I think this is a false assumption. What keeps model$call$data from being NULL? 

No comments on the remainder, except that it wouldn't be the first time a wrapper function got into trouble with environments and modelling functions...

  
    
#
On Mon, Jun 6, 2011 at 6:29 PM, peter dalgaard <pdalgd at gmail.com> wrote:
**snip**
Apart from a dataframe that is explicitly assigned NULL, I can't
imagine a case where model$call$data would be NULL. If it's not found,
the statement returns an error. If it is found and it is NULL, your
model call will have thrown an error earlier, so you won't even have
an object to plot. If you can give me one example where that code
actually makes sense, I'll be very happy. But right now, it doesn't
make any sense at all to me.
My wrapper function returns a completely sound lm-object. Why wouldn't
I expect a function built to work on lm-objects to work on an
lm-object? At least the help files should note that the dataframe will
be sought in the calling environment, or it won't work on your fitted
objects.

Right now I have to do something like :

termplot.wrapper <- function(x,...){
    x$call$data <- NULL
    termplot(x)
}

which seems at least a tiny bit awkward...

Cheers
Joris
#
On Jun 6, 2011, at 20:38 , Joris Meys wrote:

            
I'd say that the burden of proof is really on your side, but how hard can it be:
lm(formula = y ~ x)
NULL
#
On Mon, Jun 6, 2011 at 9:15 PM, peter dalgaard <pdalgd at gmail.com> wrote:
I see... indeed, thx for the answer and sorry for my stupidity. Should
have thought about that case. Still, I wonder why it is necessary to
go look for the data in a calling environment if it should be
contained in the model frame of the fitted object. Or am I again wrong
in assuming that's always the case?

Cheers
Joris
#
On Tue, Jun 7, 2011 at 7:30 AM, Joris Meys <jorismeys at gmail.com> wrote:
You are again wrong.   Life would be much simpler if the data were
always available like that, but there are at least two problems.

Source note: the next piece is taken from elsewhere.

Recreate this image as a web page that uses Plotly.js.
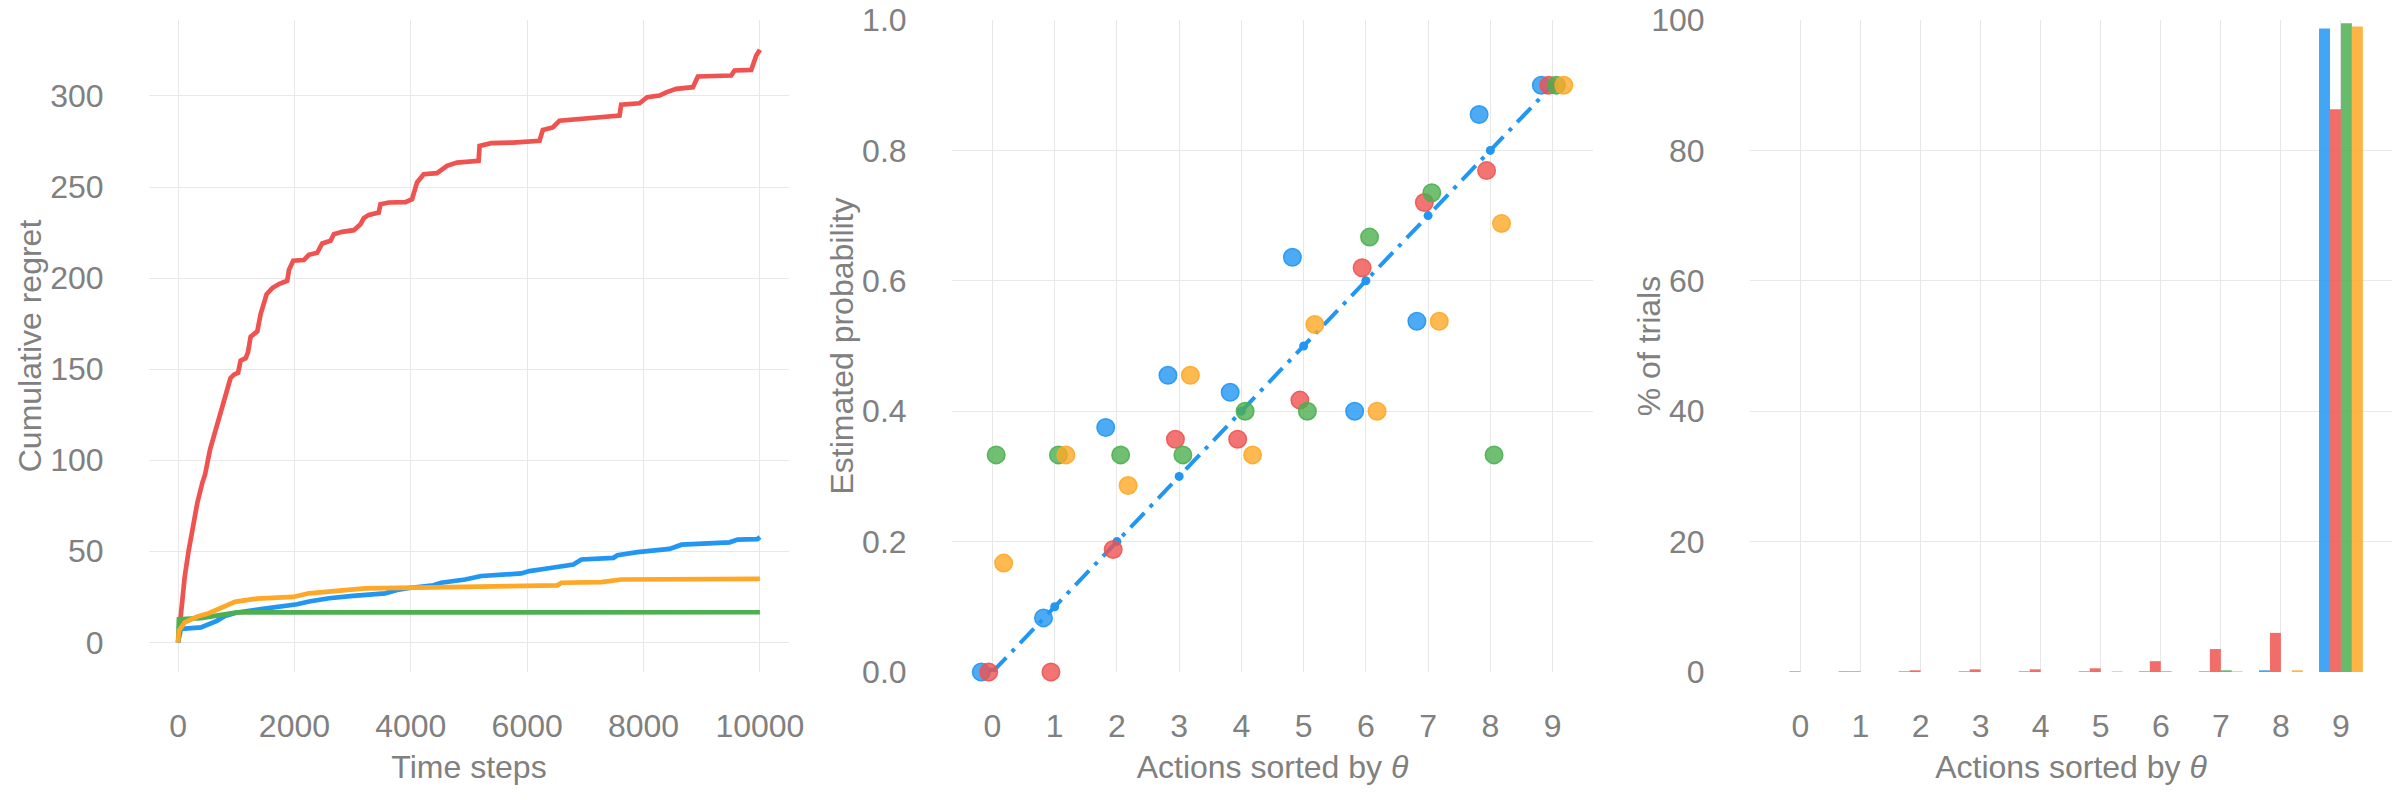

1) There need not be a model frame in the fitted object. (it's optional)

2) More importantly, if you have y~sin(x), the model frame will
contain sin(x), not x. For what termplot() does, it has to be able to
reconstruct 'x', which isn't possible without the original data.

It's quite possible that termplot() could be rewritten to be simpler
and more general, but I don't think minor editing will do it.

    -thomas